TASK DATA start

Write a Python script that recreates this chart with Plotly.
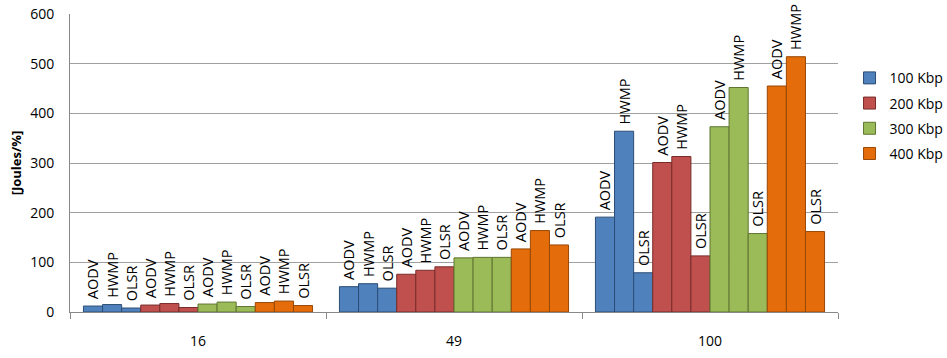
import plotly.graph_objects as go

categories = ["16", "49", "100"]
protocols = ["AODV", "HWMP", "OLSR"]
series_names = ["100 Kbp", "200 Kbp", "300 Kbp", "400 Kbp"]

# values[series][protocol] -> list over categories
values = {
    "100 Kbp": {"AODV": [12, 51, 191], "HWMP": [15, 57, 364], "OLSR": [8, 48, 79]},
    "200 Kbp": {"AODV": [14, 76, 301], "HWMP": [17, 84, 313], "OLSR": [9, 91, 113]},
    "300 Kbp": {"AODV": [16, 109, 373], "HWMP": [20, 110, 452], "OLSR": [11, 110, 158]},
    "400 Kbp": {"AODV": [19, 127, 455], "HWMP": [22, 164, 514], "OLSR": [13, 135, 162]},
}

fills = ["#4F81BD", "#C0504D", "#9BBB59", "#E46C0A"]
lines = ["#2C4D75", "#772C2A", "#5F7530", "#984807"]

FONT = "Open Sans"
PAD = "\u00a0"  # small gap between bar top and rotated label

fig = go.Figure()
for s, name in enumerate(series_names):
    for p, proto in enumerate(protocols):
        fig.add_trace(go.Bar(
            x=categories,
            y=values[name][proto],
            name=name,
            legendgroup=name,
            showlegend=(p == 0),
            marker=dict(color=fills[s], line=dict(color=lines[s], width=1)),
            text=[PAD + proto] * len(categories),
            textposition="outside",
            textangle=-90,
            constraintext="none",
            cliponaxis=False,
            outsidetextfont=dict(family=FONT, size=14.5, color="#000000"),
        ))

fig.update_layout(
    width=947,
    height=358,
    margin=dict(l=70, r=109, t=14, b=46, autoexpand=False),
    barmode="group",
    bargap=0.105,
    bargroupgap=0,
    plot_bgcolor="white",
    paper_bgcolor="white",
    font=dict(family=FONT, size=13, color="#000000"),
    legend=dict(
        x=1.015, y=0.838, xanchor="left", yanchor="top",
        font=dict(family=FONT, size=14),
        tracegroupgap=4,
        traceorder="grouped",
    ),
    xaxis=dict(
        type="category",
        showline=True, linecolor="#888888", linewidth=1,
        ticks="outside", tickson="boundaries", ticklen=6, tickcolor="#888888",
        ticklabelstandoff=16,
        tickfont=dict(family=FONT, size=14),
        showgrid=False,
    ),
    yaxis=dict(
        range=[0, 600], dtick=100,
        showgrid=True, gridcolor="#A0A0A0", gridwidth=1,
        showline=True, linecolor="#888888", linewidth=1,
        zeroline=False,
        ticks="", ticklabelstandoff=12,
        tickfont=dict(family=FONT, size=14),
        title=dict(text="<b>[Joules/%]</b>", font=dict(family=FONT, size=13), standoff=5),
    ),
)

fig.write_html("out.html")
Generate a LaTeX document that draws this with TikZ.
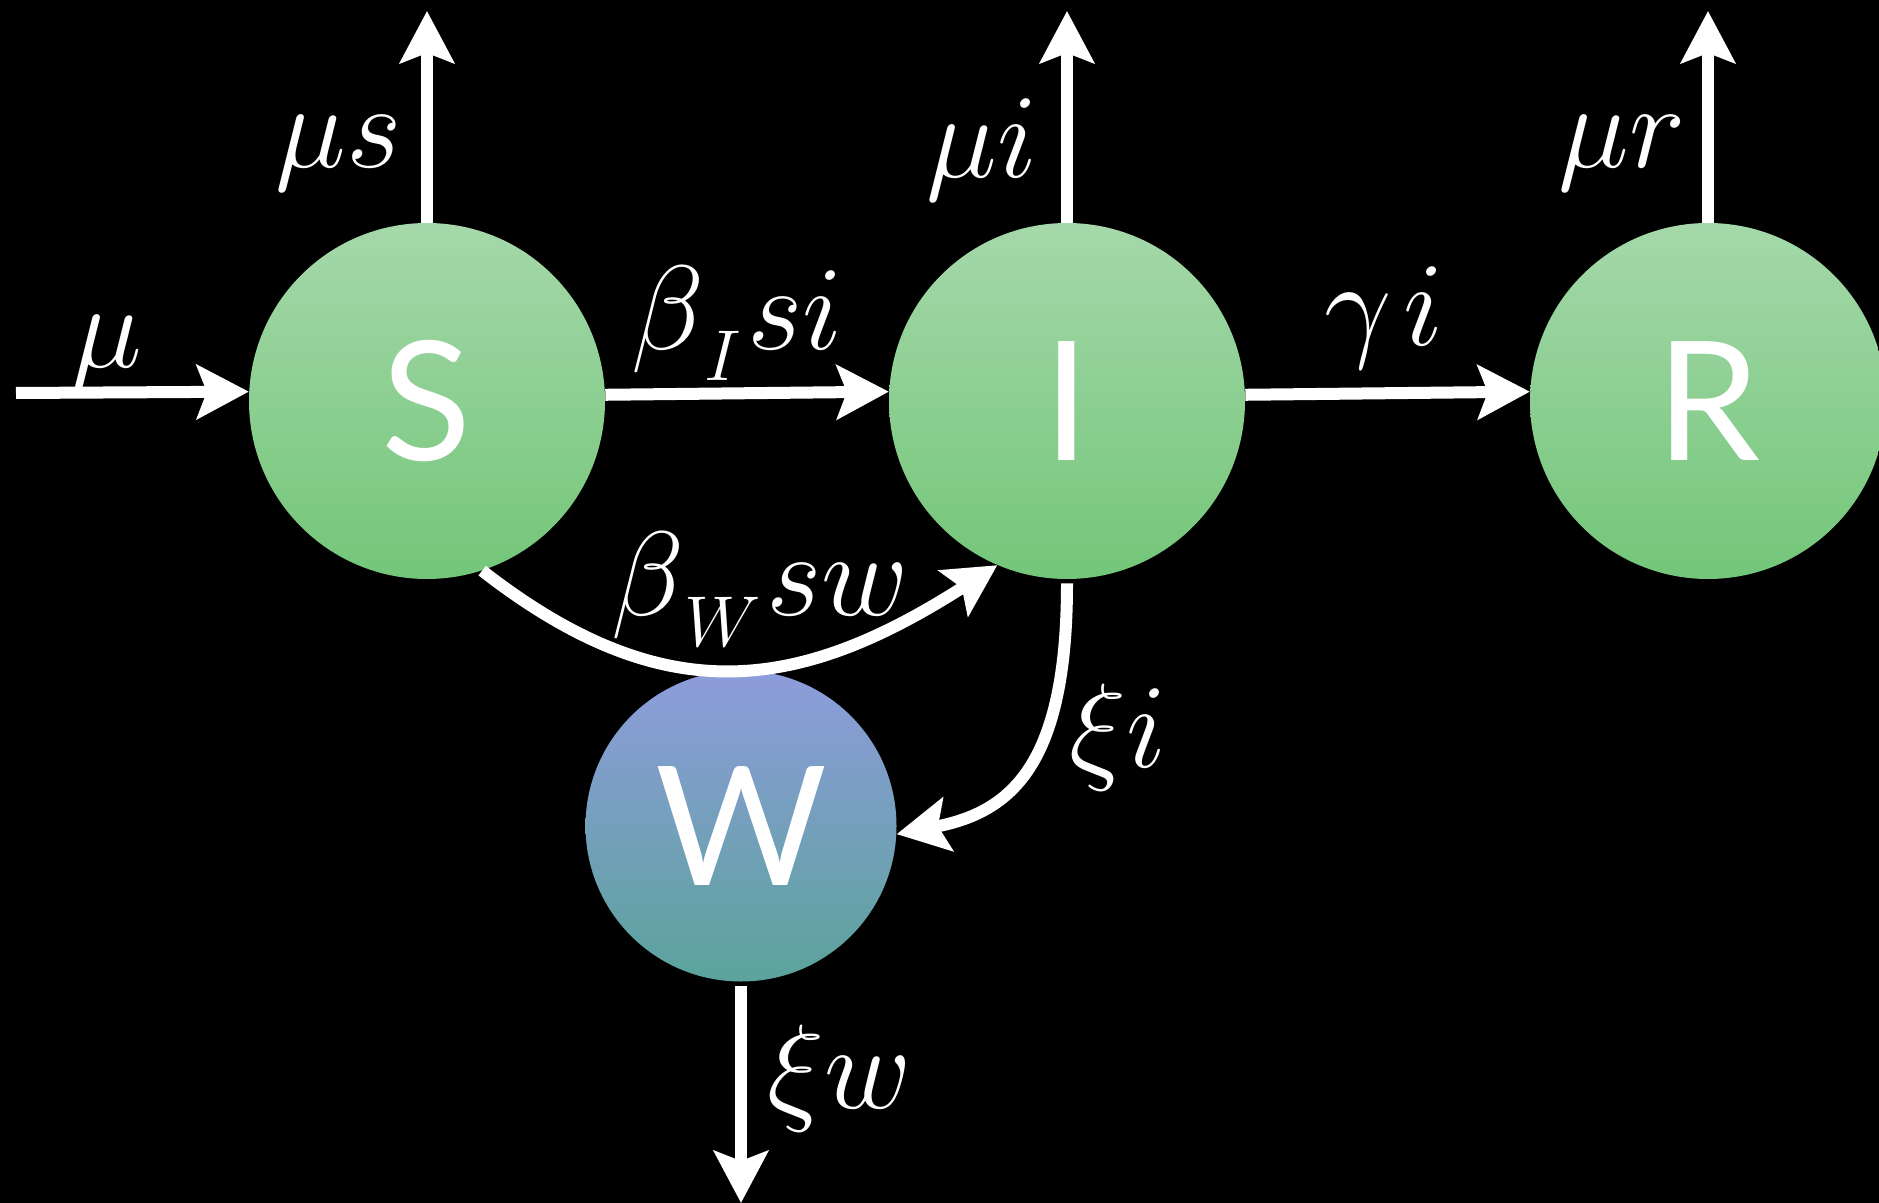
\RequirePackage{fix-cm}
\documentclass[tikz,border=0pt]{standalone}
\usepackage{fontspec}
\newfontfamily\letterfont{Lato}
\usetikzlibrary{arrows.meta}
\definecolor{gtop}{HTML}{A5D8AA}
\definecolor{gbot}{HTML}{73C679}
\definecolor{wtop}{HTML}{8E9CDC}
\definecolor{wbot}{HTML}{5BA39B}
\begin{document}
\begin{tikzpicture}[x=0.5pt,y=-0.5pt,
  comp/.style={circle,inner sep=0pt,text=white,
    font={\letterfont\fontsize{83pt}{83pt}\selectfont}},
  greencomp/.style={comp,minimum size=178pt,top color=gtop,bottom color=gbot},
  watercomp/.style={comp,minimum size=155.5pt,top color=wtop,bottom color=wbot},
  flow/.style={draw=white,line width=6pt,-{Stealth[length=26pt,width=27pt,inset=5pt]}},
  lbl/.style={text=white,inner sep=0pt,anchor=base,
    font={\fontsize{60pt}{60pt}\selectfont}}]
\useasboundingbox (0,0) rectangle (1879,1203);
\fill[black] (0,0) rectangle (1879,1203);
\newcommand\subsc[1]{\raisebox{-15.5pt}{\fontsize{36pt}{36pt}\selectfont$#1$}}

\node[greencomp] (S) at (427,401) {S};
\node[greencomp] (I) at (1067,401) {I};
\node[greencomp] (R) at (1708,401) {R};
\node[watercomp] (W) at (741,826) {W};

\coordinate (in) at (16,393);
\coordinate (Sup) at (427,11);
\coordinate (Iup) at (1067,11);
\coordinate (Rup) at (1708,11);
\coordinate (Wdown) at (741,1203);

\draw[flow] (in) -- (S.177.4);
\draw[flow] (S.north) -- (Sup);
\draw[flow] (S.2.6) -- (I.177.4);
\draw[flow] (I.north) -- (Iup);
\draw[flow] (I.2.6) -- (R.177.4);
\draw[flow] (R.north) -- (Rup);
\draw[flow] (S.-72) .. controls +(180,140) and +(-201,129) .. (I.-113);
\draw[flow,shorten <=2pt] (I.south) .. controls +(0,185) and +(115,-22) .. (W.-3);
\draw[flow,shorten <=2pt] (W.south) -- (Wdown);

\node[lbl] (lmu) at (107,368) {$\mu$};
\node[lbl] (lmus) at (339,168) {$\mu s$};
\node[lbl] (lmui) at (982,178) {$\mu i$};
\node[lbl] (lmur) at (1622,168) {$\mu r$};
\node[lbl] (lbi) at (737,350) {$\beta$\subsc{I}\hspace{3pt}$si$};
\node[lbl] (lgi) at (1384,346) {$\gamma$\hspace{6pt}$i$};
\node[lbl] (lbw) at (760,615) {$\beta$\subsc{W}\hspace{3pt}$sw$};
\node[lbl] (lxi) at (1118,767) {$\xi i$};
\node[lbl] (lxw) at (840,1108) {$\xi w$};
\end{tikzpicture}
\end{document}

TASK DATA end

» **WRITTEN TASK**
Print every entry above again without changing a word, and omit the pictures.

» **FULL RESPONSE**
Write a Python script that recreates this chart with Plotly.
import plotly.graph_objects as go

categories = ["16", "49", "100"]
protocols = ["AODV", "HWMP", "OLSR"]
series_names = ["100 Kbp", "200 Kbp", "300 Kbp", "400 Kbp"]

# values[series][protocol] -> list over categories
values = {
    "100 Kbp": {"AODV": [12, 51, 191], "HWMP": [15, 57, 364], "OLSR": [8, 48, 79]},
    "200 Kbp": {"AODV": [14, 76, 301], "HWMP": [17, 84, 313], "OLSR": [9, 91, 113]},
    "300 Kbp": {"AODV": [16, 109, 373], "HWMP": [20, 110, 452], "OLSR": [11, 110, 158]},
    "400 Kbp": {"AODV": [19, 127, 455], "HWMP": [22, 164, 514], "OLSR": [13, 135, 162]},
}

fills = ["#4F81BD", "#C0504D", "#9BBB59", "#E46C0A"]
lines = ["#2C4D75", "#772C2A", "#5F7530", "#984807"]

FONT = "Open Sans"
PAD = "\u00a0"  # small gap between bar top and rotated label

fig = go.Figure()
for s, name in enumerate(series_names):
    for p, proto in enumerate(protocols):
        fig.add_trace(go.Bar(
            x=categories,
            y=values[name][proto],
            name=name,
            legendgroup=name,
            showlegend=(p == 0),
            marker=dict(color=fills[s], line=dict(color=lines[s], width=1)),
            text=[PAD + proto] * len(categories),
            textposition="outside",
            textangle=-90,
            constraintext="none",
            cliponaxis=False,
            outsidetextfont=dict(family=FONT, size=14.5, color="#000000"),
        ))

fig.update_layout(
    width=947,
    height=358,
    margin=dict(l=70, r=109, t=14, b=46, autoexpand=False),
    barmode="group",
    bargap=0.105,
    bargroupgap=0,
    plot_bgcolor="white",
    paper_bgcolor="white",
    font=dict(family=FONT, size=13, color="#000000"),
    legend=dict(
        x=1.015, y=0.838, xanchor="left", yanchor="top",
        font=dict(family=FONT, size=14),
        tracegroupgap=4,
        traceorder="grouped",
    ),
    xaxis=dict(
        type="category",
        showline=True, linecolor="#888888", linewidth=1,
        ticks="outside", tickson="boundaries", ticklen=6, tickcolor="#888888",
        ticklabelstandoff=16,
        tickfont=dict(family=FONT, size=14),
        showgrid=False,
    ),
    yaxis=dict(
        range=[0, 600], dtick=100,
        showgrid=True, gridcolor="#A0A0A0", gridwidth=1,
        showline=True, linecolor="#888888", linewidth=1,
        zeroline=False,
        ticks="", ticklabelstandoff=12,
        tickfont=dict(family=FONT, size=14),
        title=dict(text="<b>[Joules/%]</b>", font=dict(family=FONT, size=13), standoff=5),
    ),
)

fig.write_html("out.html")
Generate a LaTeX document that draws this with TikZ.
\RequirePackage{fix-cm}
\documentclass[tikz,border=0pt]{standalone}
\usepackage{fontspec}
\newfontfamily\letterfont{Lato}
\usetikzlibrary{arrows.meta}
\definecolor{gtop}{HTML}{A5D8AA}
\definecolor{gbot}{HTML}{73C679}
\definecolor{wtop}{HTML}{8E9CDC}
\definecolor{wbot}{HTML}{5BA39B}
\begin{document}
\begin{tikzpicture}[x=0.5pt,y=-0.5pt,
  comp/.style={circle,inner sep=0pt,text=white,
    font={\letterfont\fontsize{83pt}{83pt}\selectfont}},
  greencomp/.style={comp,minimum size=178pt,top color=gtop,bottom color=gbot},
  watercomp/.style={comp,minimum size=155.5pt,top color=wtop,bottom color=wbot},
  flow/.style={draw=white,line width=6pt,-{Stealth[length=26pt,width=27pt,inset=5pt]}},
  lbl/.style={text=white,inner sep=0pt,anchor=base,
    font={\fontsize{60pt}{60pt}\selectfont}}]
\useasboundingbox (0,0) rectangle (1879,1203);
\fill[black] (0,0) rectangle (1879,1203);
\newcommand\subsc[1]{\raisebox{-15.5pt}{\fontsize{36pt}{36pt}\selectfont$#1$}}

\node[greencomp] (S) at (427,401) {S};
\node[greencomp] (I) at (1067,401) {I};
\node[greencomp] (R) at (1708,401) {R};
\node[watercomp] (W) at (741,826) {W};

\coordinate (in) at (16,393);
\coordinate (Sup) at (427,11);
\coordinate (Iup) at (1067,11);
\coordinate (Rup) at (1708,11);
\coordinate (Wdown) at (741,1203);

\draw[flow] (in) -- (S.177.4);
\draw[flow] (S.north) -- (Sup);
\draw[flow] (S.2.6) -- (I.177.4);
\draw[flow] (I.north) -- (Iup);
\draw[flow] (I.2.6) -- (R.177.4);
\draw[flow] (R.north) -- (Rup);
\draw[flow] (S.-72) .. controls +(180,140) and +(-201,129) .. (I.-113);
\draw[flow,shorten <=2pt] (I.south) .. controls +(0,185) and +(115,-22) .. (W.-3);
\draw[flow,shorten <=2pt] (W.south) -- (Wdown);

\node[lbl] (lmu) at (107,368) {$\mu$};
\node[lbl] (lmus) at (339,168) {$\mu s$};
\node[lbl] (lmui) at (982,178) {$\mu i$};
\node[lbl] (lmur) at (1622,168) {$\mu r$};
\node[lbl] (lbi) at (737,350) {$\beta$\subsc{I}\hspace{3pt}$si$};
\node[lbl] (lgi) at (1384,346) {$\gamma$\hspace{6pt}$i$};
\node[lbl] (lbw) at (760,615) {$\beta$\subsc{W}\hspace{3pt}$sw$};
\node[lbl] (lxi) at (1118,767) {$\xi i$};
\node[lbl] (lxw) at (840,1108) {$\xi w$};
\end{tikzpicture}
\end{document}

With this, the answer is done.